**What is needed**.
Pick out all lines in the listing holding the string "this" and copy them.

START Data records

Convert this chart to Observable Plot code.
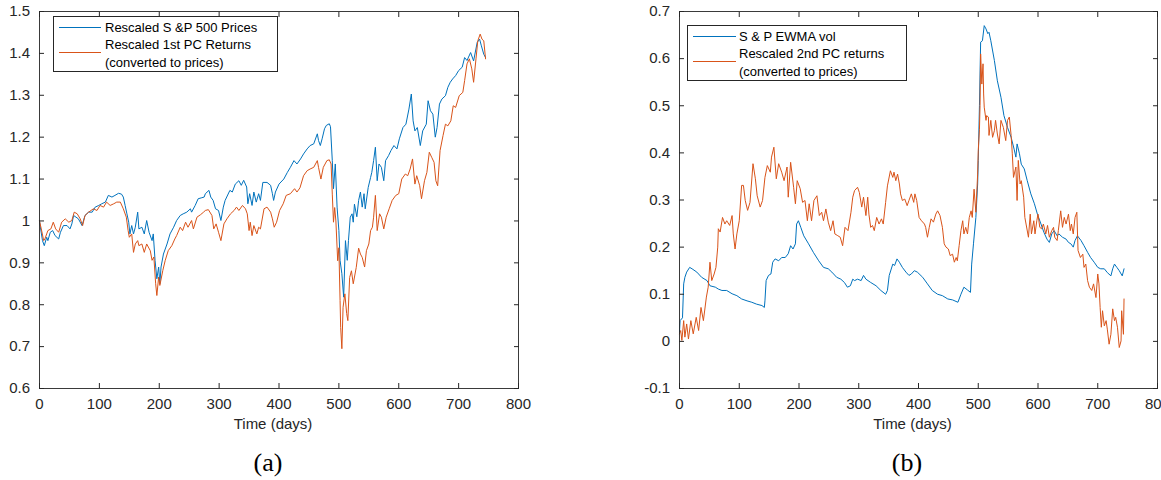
<!DOCTYPE html>
<html><head><meta charset="utf-8">
<script src="https://cdn.jsdelivr.net/npm/d3@7"></script>
<script src="https://cdn.jsdelivr.net/npm/@observablehq/plot@0.6"></script>
<style>
body{margin:0;background:#fff;width:1161px;height:480px;position:relative;overflow:hidden;font-family:"Liberation Sans",Arial,sans-serif;}
.panel{position:absolute;top:0;}
.legend{position:absolute;border:1px solid #262626;background:#fff;font-size:13px;color:#000;box-sizing:border-box;}
.legend .ln{position:absolute;height:0;border-top:1.2px solid;}
.legend .tx{position:absolute;line-height:17px;white-space:nowrap;}
.cap{position:absolute;font-family:"Liberation Serif","DejaVu Serif",serif;font-size:26px;color:#000;transform:translate(-50%,-50%);}
</style></head>
<body>
<div id="a" class="panel" style="left:0;width:580px"></div>
<div id="b" class="panel" style="left:580px;width:581px"></div>
<div class="legend" style="left:53px;top:16px;width:225px;height:56px">
  <div class="ln" style="left:5px;width:42px;top:10px;color:#0072BD"></div>
  <div class="tx" style="left:51px;top:2px">Rescaled S &amp;P 500 Prices</div>
  <div class="ln" style="left:5px;width:42px;top:35px;color:#D95319"></div>
  <div class="tx" style="left:51px;top:19px">Rescaled 1st PC Returns</div>
  <div class="tx" style="left:51px;top:37px">(converted to prices)</div>
</div>
<div class="legend" style="left:687px;top:25px;width:220px;height:56px">
  <div class="ln" style="left:5px;width:43px;top:10px;color:#0072BD"></div>
  <div class="tx" style="left:51px;top:2px">S &amp; P EWMA vol</div>
  <div class="ln" style="left:5px;width:43px;top:35px;color:#D95319"></div>
  <div class="tx" style="left:51px;top:19px">Rescaled 2nd PC returns</div>
  <div class="tx" style="left:51px;top:37px">(converted to prices)</div>
</div>
<div class="cap" style="left:268px;top:463px">(a)</div>
<div class="cap" style="left:907px;top:463px">(b)</div>
<script>
// ---------- Panel (a) ----------
const spDays = [0,1,5,8,12,14,18,22,26,32,35,40,46,51,54,57,61,65,71,76,82,88,93,99,104,110,115,121,126,132,137,140,143,146,149,151,154,157,160,164,166,171,175,179,183,188,190,193,196,199,201,203,207,213,218,224,229,235,240,246,252,254,260,265,270,275,277,283,286,290,294,299,303,307,310,318,322,327,333,337,341,346,348,351,355,358,362,366,369,373,380,386,389,391,394,400,408,414,419,425,430,436,441,447,452,458,464,466,469,472,476,479,484,486,489,491,494,497,500,502,505,508,511,514,516,519,522,524,526,530,533,536,539,542,544,549,553,555,558,561,564,567,571,575,578,583,587,592,597,601,607,612,617,621,624,627,631,636,640,646,649,653,657,661,664,668,672,678,682,686,690,695,700,706,710,714,720,725,731,735,738,742,745];
const spVals = [1.0,0.989,0.953,0.941,0.961,0.953,0.973,0.977,0.965,0.957,0.973,0.989,0.989,0.981,0.993,1.013,1.009,1.005,0.989,1.013,1.021,1.021,1.033,1.037,1.041,1.045,1.061,1.057,1.061,1.066,1.064,1.057,1.037,1.017,0.997,0.969,0.989,0.969,0.985,1.021,0.981,0.985,0.969,1.001,0.973,0.953,0.969,0.906,0.862,0.89,0.85,0.89,0.921,0.945,0.969,0.985,1.001,1.013,1.017,1.021,1.029,1.021,1.037,1.053,1.055,1.057,1.065,1.073,1.057,1.049,1.029,1.025,1.001,1.033,1.049,1.073,1.069,1.088,1.096,1.085,1.097,1.081,1.041,1.065,1.037,1.069,1.045,1.065,1.049,1.092,1.092,1.085,1.065,1.049,1.069,1.088,1.1,1.116,1.128,1.144,1.136,1.148,1.16,1.172,1.18,1.184,1.208,1.192,1.18,1.196,1.22,1.228,1.232,1.225,1.144,1.077,1.136,1.033,0.977,0.906,0.874,0.818,0.953,0.906,0.953,1.009,1.017,0.997,1.04,1.01,1.049,1.069,1.033,1.065,1.029,1.08,1.104,1.116,1.144,1.176,1.096,1.136,1.128,1.096,1.144,1.156,1.168,1.18,1.172,1.196,1.223,1.231,1.267,1.303,1.239,1.215,1.223,1.18,1.215,1.231,1.287,1.263,1.255,1.2,1.223,1.279,1.291,1.299,1.319,1.331,1.339,1.347,1.359,1.367,1.39,1.383,1.402,1.382,1.426,1.434,1.418,1.398,1.39];
const pc1Days = [0,3,7,9,12,14,19,23,27,32,37,43,49,54,58,63,68,72,76,82,90,96,101,107,112,118,124,129,135,140,145,148,150,154,157,160,164,166,171,175,179,185,188,191,194,196,199,201,206,210,215,221,226,229,235,239,244,248,254,257,263,269,274,277,282,288,291,295,299,303,308,313,319,325,329,333,339,344,347,350,352,355,358,363,366,369,375,380,386,389,392,396,401,407,412,419,426,430,435,441,447,452,458,464,466,470,474,477,480,484,487,489,491,493,495,498,500,502,503,505,507,510,513,515,518,521,524,529,533,536,539,543,546,550,553,556,558,561,564,568,571,575,579,584,589,595,600,605,611,615,619,623,627,630,635,638,643,647,651,655,659,662,665,669,674,678,682,687,691,695,701,707,710,714,718,722,725,729,732,736,739,742,745];
const pc1Vals = [1.0,0.981,0.953,0.957,0.969,0.977,0.981,0.997,0.981,0.973,0.997,1.005,0.997,1.001,1.021,1.017,1.005,0.989,1.013,1.021,1.029,1.025,1.037,1.033,1.045,1.037,1.041,1.045,1.045,1.029,1.009,0.977,0.961,0.969,0.925,0.945,0.953,0.941,0.945,0.925,0.945,0.929,0.906,0.914,0.85,0.822,0.866,0.846,0.882,0.906,0.929,0.941,0.957,0.965,0.985,0.977,0.997,0.985,1.001,0.981,1.009,1.015,1.021,1.025,1.027,1.013,0.981,0.993,0.973,0.953,0.993,1.005,1.017,1.025,1.033,1.025,1.037,1.029,1.017,0.977,0.997,0.965,0.989,0.969,0.985,0.981,1.029,1.033,1.021,1.005,0.985,0.997,1.025,1.041,1.061,1.065,1.077,1.069,1.079,1.108,1.12,1.124,1.128,1.144,1.128,1.1,1.128,1.136,1.144,1.146,1.136,1.064,0.997,1.032,1.0,0.905,0.936,0.81,0.746,0.695,0.794,0.826,0.779,0.762,0.865,0.881,0.85,0.889,0.935,0.921,0.913,0.89,0.929,0.945,0.977,0.985,1.009,1.061,0.977,1.017,1.009,0.981,1.009,1.029,1.049,1.061,1.065,1.1,1.112,1.108,1.124,1.148,1.088,1.108,1.084,1.053,1.096,1.116,1.164,1.152,1.14,1.096,1.084,1.168,1.204,1.231,1.227,1.239,1.275,1.271,1.299,1.307,1.335,1.375,1.387,1.363,1.331,1.387,1.43,1.446,1.434,1.43,1.387];
const xTicks = [0,100,200,300,400,500,600,700,800];
const yTicksA = [0.6,0.7,0.8,0.9,1.0,1.1,1.2,1.3,1.4,1.5];

// ---------- Panel (b) ----------
const volDays = [0,1,5,7,9,12,17,21,29,37,46,51,60,65,71,79,88,96,104,113,121,129,138,142,143,145,149,153,156,160,166,171,177,182,186,190,194,196,199,203,208,216,224,233,241,249,255,263,270,276,281,286,290,293,298,304,308,312,320,329,337,345,348,351,357,360,364,368,373,379,384,388,393,398,407,415,423,432,440,449,457,466,471,476,482,487,489,492,496,499,500,502,504,507,510,513,516,518,521,527,532,538,543,549,555,560,563,565,569,572,577,582,588,594,599,605,610,615,619,623,627,632,635,641,647,651,655,659,662,666,672,677,683,688,694,700,705,711,716,722,725,728,732,736,741,744];
const volVals = [0.02,0.044,0.05,0.122,0.136,0.147,0.157,0.154,0.147,0.136,0.129,0.118,0.115,0.111,0.108,0.108,0.101,0.097,0.09,0.086,0.083,0.079,0.076,0.072,0.086,0.129,0.14,0.143,0.168,0.175,0.171,0.178,0.178,0.186,0.203,0.196,0.207,0.249,0.256,0.242,0.224,0.207,0.189,0.171,0.157,0.154,0.147,0.136,0.132,0.125,0.115,0.118,0.132,0.129,0.132,0.129,0.14,0.132,0.125,0.118,0.108,0.1,0.108,0.14,0.164,0.161,0.175,0.168,0.157,0.147,0.14,0.143,0.15,0.147,0.136,0.122,0.108,0.1,0.097,0.09,0.088,0.083,0.1,0.115,0.109,0.104,0.164,0.207,0.263,0.334,0.384,0.5,0.635,0.638,0.67,0.663,0.653,0.656,0.638,0.596,0.553,0.518,0.479,0.454,0.433,0.408,0.391,0.419,0.398,0.376,0.366,0.341,0.313,0.292,0.27,0.249,0.231,0.217,0.21,0.228,0.235,0.224,0.228,0.221,0.217,0.21,0.207,0.2,0.214,0.224,0.214,0.203,0.189,0.178,0.168,0.157,0.154,0.154,0.146,0.139,0.154,0.164,0.157,0.15,0.139,0.154];
const pc2Days = [0,2,4,7,9,12,15,19,23,28,32,36,40,45,48,51,54,58,61,64,65,68,72,76,79,84,88,90,93,96,100,104,107,110,114,118,123,127,130,135,139,143,147,152,154,158,162,166,171,175,180,182,186,191,194,197,202,206,210,214,217,221,225,230,234,238,241,245,249,253,257,260,264,269,273,277,282,287,290,293,298,301,305,308,312,315,317,320,323,326,330,334,338,341,345,348,353,357,359,362,365,368,370,373,377,381,384,388,392,394,397,401,405,410,412,415,418,421,425,429,432,436,440,443,446,450,453,457,460,463,465,468,471,474,476,479,482,485,488,490,493,496,499,500,502,503,504,506,508,509,510,513,514,517,518,521,524,527,529,532,535,538,542,546,549,552,555,557,559,563,565,567,570,572,576,578,580,584,587,589,593,595,598,600,603,606,609,613,616,619,623,626,628,632,634,638,641,644,647,651,654,656,659,662,665,667,671,675,677,680,683,686,690,693,697,700,702,704,706,708,711,714,716,719,722,725,728,730,733,736,739,740,743,744];
const pc2Vals = [0.016,0.023,0.002,0.044,0.009,0.037,0.005,0.044,0.016,0.051,0.023,0.072,0.044,0.094,0.115,0.168,0.129,0.143,0.157,0.2,0.239,0.232,0.263,0.249,0.256,0.246,0.267,0.228,0.196,0.228,0.256,0.331,0.331,0.299,0.278,0.295,0.377,0.345,0.309,0.285,0.299,0.348,0.373,0.359,0.391,0.412,0.345,0.377,0.359,0.341,0.37,0.306,0.38,0.327,0.292,0.341,0.324,0.295,0.299,0.256,0.292,0.256,0.299,0.309,0.267,0.274,0.256,0.281,0.253,0.235,0.256,0.228,0.225,0.221,0.203,0.242,0.235,0.274,0.306,0.32,0.327,0.316,0.285,0.306,0.267,0.306,0.27,0.242,0.246,0.235,0.263,0.249,0.26,0.249,0.295,0.33,0.362,0.348,0.359,0.341,0.355,0.334,0.313,0.299,0.302,0.288,0.299,0.313,0.295,0.313,0.299,0.263,0.256,0.249,0.242,0.221,0.242,0.26,0.253,0.27,0.277,0.267,0.242,0.207,0.2,0.196,0.182,0.185,0.168,0.178,0.171,0.203,0.235,0.256,0.228,0.242,0.228,0.263,0.277,0.263,0.323,0.274,0.355,0.405,0.45,0.5,0.61,0.546,0.589,0.525,0.497,0.469,0.479,0.476,0.437,0.469,0.433,0.447,0.469,0.44,0.419,0.469,0.454,0.426,0.469,0.476,0.437,0.398,0.348,0.37,0.299,0.384,0.334,0.341,0.306,0.263,0.249,0.221,0.27,0.228,0.256,0.228,0.256,0.27,0.242,0.239,0.249,0.228,0.246,0.221,0.235,0.242,0.221,0.214,0.235,0.277,0.242,0.263,0.249,0.27,0.235,0.249,0.228,0.263,0.274,0.193,0.178,0.185,0.157,0.164,0.129,0.115,0.108,0.122,0.093,0.143,0.122,0.072,0.03,0.065,0.033,0.044,0.026,-0.006,0.015,0.069,0.044,0.051,0.03,-0.013,0.001,0.065,0.015,0.09];
const yTicksB = [-0.1,0,0.1,0.2,0.3,0.4,0.5,0.6,0.7];

const BLUE = "#0072BD", ORANGE = "#D95319", INK = "#262626";
const fmt = d => String(+d.toFixed(1));
const pts = (days, vals) => days.map((d, i) => ({day: d, v: vals[i]}));

function panel({width, marginLeft, marginRight, yDomain, yTicks, s1, s2}) {
  return Plot.plot({
    width, height: 440,
    marginLeft, marginRight, marginTop: 11, marginBottom: 52,
    style: {fontFamily: "'Liberation Sans', Arial, sans-serif", fontSize: "15px", color: INK, background: "transparent", overflow: "visible"},
    x: {domain: [0, 800]},
    y: {domain: yDomain},
    marks: [
      Plot.lineY(s1, {x: "day", y: "v", stroke: BLUE, strokeWidth: 1}),
      Plot.lineY(s2, {x: "day", y: "v", stroke: ORANGE, strokeWidth: 1}),
      Plot.frame({stroke: INK, strokeWidth: 0.9}),
      Plot.axisX({anchor: "bottom", ticks: xTicks, tickSize: -5, tickPadding: 15, tickFormat: d => String(d), label: null, stroke: INK}),
      Plot.axisX({anchor: "top", ticks: xTicks, tickSize: -5, tickFormat: () => "", label: null, stroke: INK}),
      Plot.axisY({anchor: "left", ticks: yTicks, tickSize: -5, tickPadding: 14.5, tickFormat: fmt, label: null, stroke: INK}),
      Plot.axisY({anchor: "right", ticks: yTicks, tickSize: -5, tickFormat: () => "", label: null, stroke: INK}),
      Plot.text(["Time (days)"], {frameAnchor: "bottom", dy: 40, dx: -6, text: d => d, fontSize: 15, fill: INK})
    ]
  });
}

document.getElementById("a").append(panel({
  width: 580, marginLeft: 39, marginRight: 62, yDomain: [0.6, 1.5], yTicks: yTicksA,
  s1: pts(spDays, spVals), s2: pts(pc1Days, pc1Vals)
}));
document.getElementById("b").append(panel({
  width: 581, marginLeft: 99, marginRight: 4, yDomain: [-0.1, 0.7], yTicks: yTicksB,
  s1: pts(volDays, volVals), s2: pts(pc2Days, pc2Vals)
}));
</script>
</body></html>
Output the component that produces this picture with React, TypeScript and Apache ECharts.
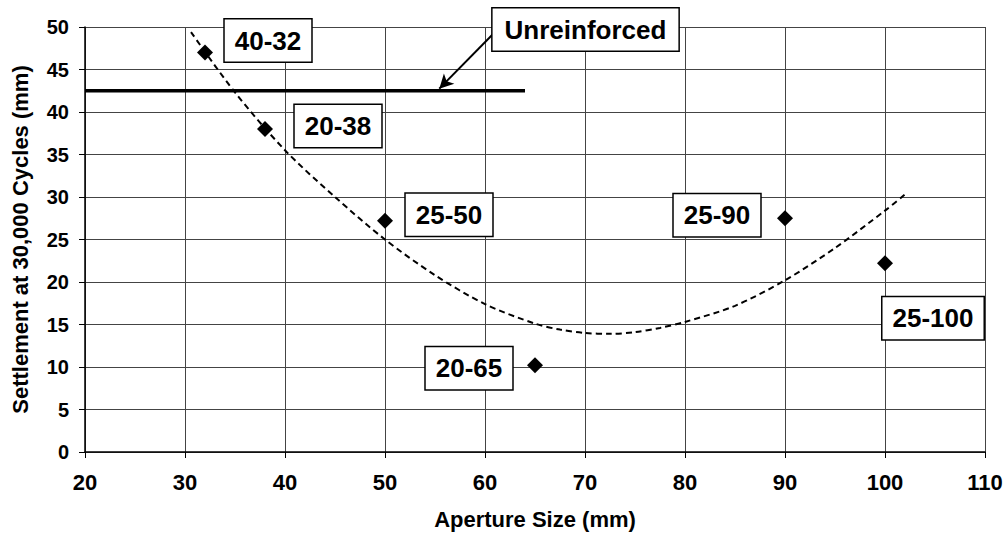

END Data records

**Exercise result**.
Convert this chart to Observable Plot code.
Output the component that produces this picture with React, TypeScript and Apache ECharts.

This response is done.